– Par Monsieur l’archipope Toto –
En le mardi 25 mars de l’année 2014 se tenait en le pavillon Arts, à cinq heures sonnantes et trébuchées, la conférence du très très savant et doctissime monsieur Bénito-Fragrance, et dont l’intitulé donnait : Fuir avec le feu. Moi et ma collaboratrice (l’indigeste Mme. Fifi) nous nous sommes rendus sur les lieux pour prendre le pouls du pédantisme universitaire actuel (il se porte bien, n’ayez crainte).
Nous fûmes tout d’abord (et comme d’emblée) étonnés de constater que cet affabulateur avait grande affluence à sa cour, qu’il avait courtisans (et des plus distingués!) à son service et qu’il existait des gens (car c’est bien ce qu’ils sont) pour se réjouir de ses sornettes délirantes. Nous épargnerons ici les disciples du maître, par pure bonté d’âme et candeur de plume. Toujours est-il que, avant que ne commença la conférence, cet énergumène nous fit la gracieuseté d’une salutation personnalisée adressée à chacun de nous, ses très joyeux convives. Il se dirigea, en dernier, vers le fond de la salle où nous étions assis, moi et ma comparse (l’hystérique pamphlétaire Mme. Titi), et serra la susdite pince dument à l’auteur de ses lignes, qu’il prétendit ne pas reconnaitre pour tel (couardise!). Il prit la parole, flanqué de ses acolytes de la Pissotière à Baudelaire dont un se signalait particulièrement par son extravagance capillaire, il remercia encore chacun de nous personnellement, se hasarda à deux ou trois considérations d’ordre météorologique et débuta net, frette, sec et tout de go la lecture d’un texte, à chier comme on peine à y croire, qu’il avait écrit pour la circonstance et qui, véritablement, était pitoyable et dégoulinant de suffisance. Il nous en fit une lecture haute en couleurs, ponctuée de pauses oratoires, de regards vagues et vers le sud (il y est né), de soupirs suaves comme des guitares (espagnoles), de digressions larmoyantes sur la dictature et sur son papa, artiste-peintre, résistant, qui avait des maitresses et était un sale type aussi car il avait abandonné maman. Je crois, sauf erreur, que c’est à ce moment précis qu’il s’interrompit pour nous répéter, une troisième fois si j’ai bonne souvenance (que Dieu m’en garde!), qu’il n’aimait pas beaucoup parler de lui. Il conclut ce premier texte en annonçant le suivant ; nous comprîmes alors que nous allions assister, pour le meilleur et pour le pire, à une interminable et assommante lecture, pour ainsi dire, contre notre gré. Mais surprise, une jeune dame vint assurer le rôle de narratrice principale alors que l’imminent romancier, tout humble qu’il est, s’était décerné le rôle du personnage latino-ténébreux que les femmes s’arrachent, poète à l’âme tempétueuse et incompris parmi la fange. Nous parvînmes, de peine et de misère, à survivre à cette seconde charge de la connerie (car c’était peu cavalier) quand arriva, tout juste à point et servi bien tendre, le temps des questions.
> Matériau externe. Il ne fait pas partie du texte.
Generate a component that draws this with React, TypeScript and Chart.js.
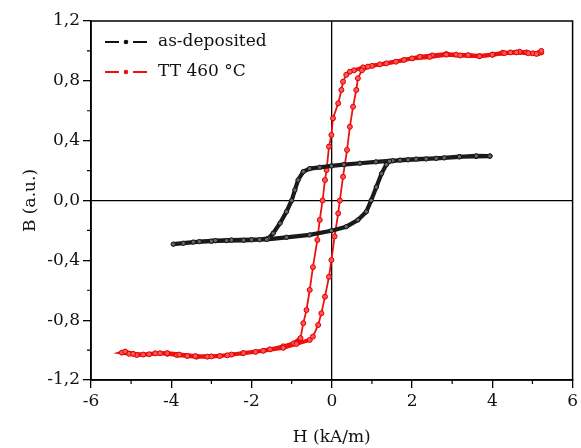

Alors là, et à cet instant seulement, par les grâces sans doute du seigneur, je fus comme illuminé d’un grand bonheur, un sourire béat vint s’inscrire sur mon visage et je compris, il me semble, que mon rôle en ce bas monde était dorénavant de propager la parole du prophète. J’allai choir à ses pieds, dans une complète et totale repentance et lui offris mes plus plates excuses. Soulevée par un enthousiasme nouveau et sans doute ragaillardie par une si pure démonstration du cœur, la foule fut prise d’un inexplicable délire spasmodique, d’une sublime fièvre, et tous se mirent à danser une farandole en implorant la clémence du ciel et du prophète. Nous copulâmes ensuite tous comme de vils animaux. Telle fut la conférence du sieur Bénito-Fragrance, je le jure sur mon honneur.